Task objective. Output the material below unchanged, apart from leaving out the pictures.

Supplied data.

━━━━

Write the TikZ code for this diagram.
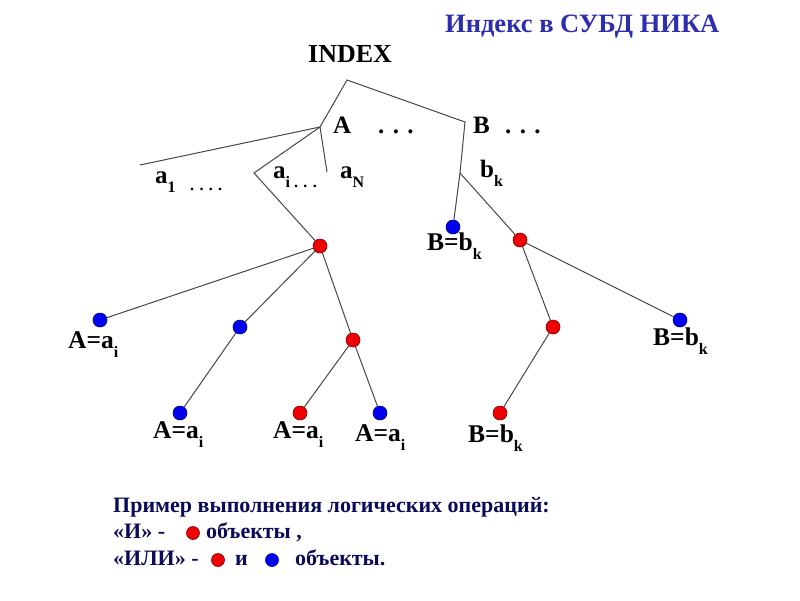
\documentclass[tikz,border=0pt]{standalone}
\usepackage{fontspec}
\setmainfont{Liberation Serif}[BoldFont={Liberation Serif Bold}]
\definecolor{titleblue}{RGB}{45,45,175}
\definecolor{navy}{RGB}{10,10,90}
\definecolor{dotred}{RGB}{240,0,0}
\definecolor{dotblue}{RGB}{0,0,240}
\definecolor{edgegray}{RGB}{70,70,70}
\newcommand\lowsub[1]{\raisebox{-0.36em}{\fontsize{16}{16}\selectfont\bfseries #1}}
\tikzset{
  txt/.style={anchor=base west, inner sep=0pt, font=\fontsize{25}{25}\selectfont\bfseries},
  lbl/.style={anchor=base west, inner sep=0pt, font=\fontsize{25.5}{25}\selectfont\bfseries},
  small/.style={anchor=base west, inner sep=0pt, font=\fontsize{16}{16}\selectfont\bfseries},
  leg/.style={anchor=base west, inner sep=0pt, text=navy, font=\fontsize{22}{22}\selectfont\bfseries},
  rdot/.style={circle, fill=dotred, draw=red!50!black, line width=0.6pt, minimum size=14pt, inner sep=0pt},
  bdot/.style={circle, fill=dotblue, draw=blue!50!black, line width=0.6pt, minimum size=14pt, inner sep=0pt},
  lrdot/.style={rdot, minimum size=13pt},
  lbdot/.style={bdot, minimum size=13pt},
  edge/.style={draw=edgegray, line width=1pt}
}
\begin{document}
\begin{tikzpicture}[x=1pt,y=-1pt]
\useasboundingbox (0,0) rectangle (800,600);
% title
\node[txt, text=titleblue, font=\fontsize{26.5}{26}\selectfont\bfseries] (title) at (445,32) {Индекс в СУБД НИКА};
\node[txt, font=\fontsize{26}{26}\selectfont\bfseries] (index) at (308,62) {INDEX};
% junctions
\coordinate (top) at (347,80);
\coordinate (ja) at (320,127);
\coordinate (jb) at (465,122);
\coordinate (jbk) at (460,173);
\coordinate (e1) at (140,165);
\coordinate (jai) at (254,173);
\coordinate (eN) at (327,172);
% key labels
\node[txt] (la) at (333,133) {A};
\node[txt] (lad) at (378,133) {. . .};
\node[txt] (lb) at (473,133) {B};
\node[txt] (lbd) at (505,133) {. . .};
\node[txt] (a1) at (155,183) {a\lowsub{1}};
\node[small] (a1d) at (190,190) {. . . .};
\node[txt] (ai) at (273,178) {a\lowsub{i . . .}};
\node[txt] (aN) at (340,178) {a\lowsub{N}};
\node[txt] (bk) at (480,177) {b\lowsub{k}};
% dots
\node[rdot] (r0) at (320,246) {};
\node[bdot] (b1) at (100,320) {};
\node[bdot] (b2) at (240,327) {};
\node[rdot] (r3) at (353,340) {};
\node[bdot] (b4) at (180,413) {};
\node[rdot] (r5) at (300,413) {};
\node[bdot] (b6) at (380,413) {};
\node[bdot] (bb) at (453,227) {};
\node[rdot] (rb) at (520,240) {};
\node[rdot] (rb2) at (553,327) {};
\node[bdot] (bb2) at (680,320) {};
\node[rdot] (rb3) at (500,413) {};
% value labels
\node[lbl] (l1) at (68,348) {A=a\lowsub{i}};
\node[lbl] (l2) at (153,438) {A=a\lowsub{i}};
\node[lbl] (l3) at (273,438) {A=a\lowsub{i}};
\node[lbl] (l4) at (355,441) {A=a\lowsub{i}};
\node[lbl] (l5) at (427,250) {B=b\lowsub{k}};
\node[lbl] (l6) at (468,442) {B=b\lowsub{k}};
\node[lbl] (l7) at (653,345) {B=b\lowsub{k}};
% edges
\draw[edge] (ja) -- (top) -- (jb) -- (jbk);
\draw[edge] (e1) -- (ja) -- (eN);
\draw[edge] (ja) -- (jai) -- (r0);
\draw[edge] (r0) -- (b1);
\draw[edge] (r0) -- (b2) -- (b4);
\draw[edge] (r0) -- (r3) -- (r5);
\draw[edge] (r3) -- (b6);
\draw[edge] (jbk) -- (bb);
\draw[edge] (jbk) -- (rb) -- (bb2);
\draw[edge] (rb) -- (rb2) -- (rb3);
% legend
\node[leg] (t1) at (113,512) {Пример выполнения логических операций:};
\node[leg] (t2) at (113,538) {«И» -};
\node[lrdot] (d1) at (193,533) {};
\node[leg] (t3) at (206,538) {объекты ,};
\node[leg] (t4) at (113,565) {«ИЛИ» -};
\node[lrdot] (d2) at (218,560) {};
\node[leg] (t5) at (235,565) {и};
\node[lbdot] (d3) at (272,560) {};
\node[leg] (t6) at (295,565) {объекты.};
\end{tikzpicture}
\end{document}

━━━━

Written answer.
Write the TikZ code for this diagram.
\documentclass[tikz,border=0pt]{standalone}
\usepackage{fontspec}
\setmainfont{Liberation Serif}[BoldFont={Liberation Serif Bold}]
\definecolor{titleblue}{RGB}{45,45,175}
\definecolor{navy}{RGB}{10,10,90}
\definecolor{dotred}{RGB}{240,0,0}
\definecolor{dotblue}{RGB}{0,0,240}
\definecolor{edgegray}{RGB}{70,70,70}
\newcommand\lowsub[1]{\raisebox{-0.36em}{\fontsize{16}{16}\selectfont\bfseries #1}}
\tikzset{
  txt/.style={anchor=base west, inner sep=0pt, font=\fontsize{25}{25}\selectfont\bfseries},
  lbl/.style={anchor=base west, inner sep=0pt, font=\fontsize{25.5}{25}\selectfont\bfseries},
  small/.style={anchor=base west, inner sep=0pt, font=\fontsize{16}{16}\selectfont\bfseries},
  leg/.style={anchor=base west, inner sep=0pt, text=navy, font=\fontsize{22}{22}\selectfont\bfseries},
  rdot/.style={circle, fill=dotred, draw=red!50!black, line width=0.6pt, minimum size=14pt, inner sep=0pt},
  bdot/.style={circle, fill=dotblue, draw=blue!50!black, line width=0.6pt, minimum size=14pt, inner sep=0pt},
  lrdot/.style={rdot, minimum size=13pt},
  lbdot/.style={bdot, minimum size=13pt},
  edge/.style={draw=edgegray, line width=1pt}
}
\begin{document}
\begin{tikzpicture}[x=1pt,y=-1pt]
\useasboundingbox (0,0) rectangle (800,600);
% title
\node[txt, text=titleblue, font=\fontsize{26.5}{26}\selectfont\bfseries] (title) at (445,32) {Индекс в СУБД НИКА};
\node[txt, font=\fontsize{26}{26}\selectfont\bfseries] (index) at (308,62) {INDEX};
% junctions
\coordinate (top) at (347,80);
\coordinate (ja) at (320,127);
\coordinate (jb) at (465,122);
\coordinate (jbk) at (460,173);
\coordinate (e1) at (140,165);
\coordinate (jai) at (254,173);
\coordinate (eN) at (327,172);
% key labels
\node[txt] (la) at (333,133) {A};
\node[txt] (lad) at (378,133) {. . .};
\node[txt] (lb) at (473,133) {B};
\node[txt] (lbd) at (505,133) {. . .};
\node[txt] (a1) at (155,183) {a\lowsub{1}};
\node[small] (a1d) at (190,190) {. . . .};
\node[txt] (ai) at (273,178) {a\lowsub{i . . .}};
\node[txt] (aN) at (340,178) {a\lowsub{N}};
\node[txt] (bk) at (480,177) {b\lowsub{k}};
% dots
\node[rdot] (r0) at (320,246) {};
\node[bdot] (b1) at (100,320) {};
\node[bdot] (b2) at (240,327) {};
\node[rdot] (r3) at (353,340) {};
\node[bdot] (b4) at (180,413) {};
\node[rdot] (r5) at (300,413) {};
\node[bdot] (b6) at (380,413) {};
\node[bdot] (bb) at (453,227) {};
\node[rdot] (rb) at (520,240) {};
\node[rdot] (rb2) at (553,327) {};
\node[bdot] (bb2) at (680,320) {};
\node[rdot] (rb3) at (500,413) {};
% value labels
\node[lbl] (l1) at (68,348) {A=a\lowsub{i}};
\node[lbl] (l2) at (153,438) {A=a\lowsub{i}};
\node[lbl] (l3) at (273,438) {A=a\lowsub{i}};
\node[lbl] (l4) at (355,441) {A=a\lowsub{i}};
\node[lbl] (l5) at (427,250) {B=b\lowsub{k}};
\node[lbl] (l6) at (468,442) {B=b\lowsub{k}};
\node[lbl] (l7) at (653,345) {B=b\lowsub{k}};
% edges
\draw[edge] (ja) -- (top) -- (jb) -- (jbk);
\draw[edge] (e1) -- (ja) -- (eN);
\draw[edge] (ja) -- (jai) -- (r0);
\draw[edge] (r0) -- (b1);
\draw[edge] (r0) -- (b2) -- (b4);
\draw[edge] (r0) -- (r3) -- (r5);
\draw[edge] (r3) -- (b6);
\draw[edge] (jbk) -- (bb);
\draw[edge] (jbk) -- (rb) -- (bb2);
\draw[edge] (rb) -- (rb2) -- (rb3);
% legend
\node[leg] (t1) at (113,512) {Пример выполнения логических операций:};
\node[leg] (t2) at (113,538) {«И» -};
\node[lrdot] (d1) at (193,533) {};
\node[leg] (t3) at (206,538) {объекты ,};
\node[leg] (t4) at (113,565) {«ИЛИ» -};
\node[lrdot] (d2) at (218,560) {};
\node[leg] (t5) at (235,565) {и};
\node[lbdot] (d3) at (272,560) {};
\node[leg] (t6) at (295,565) {объекты.};
\end{tikzpicture}
\end{document}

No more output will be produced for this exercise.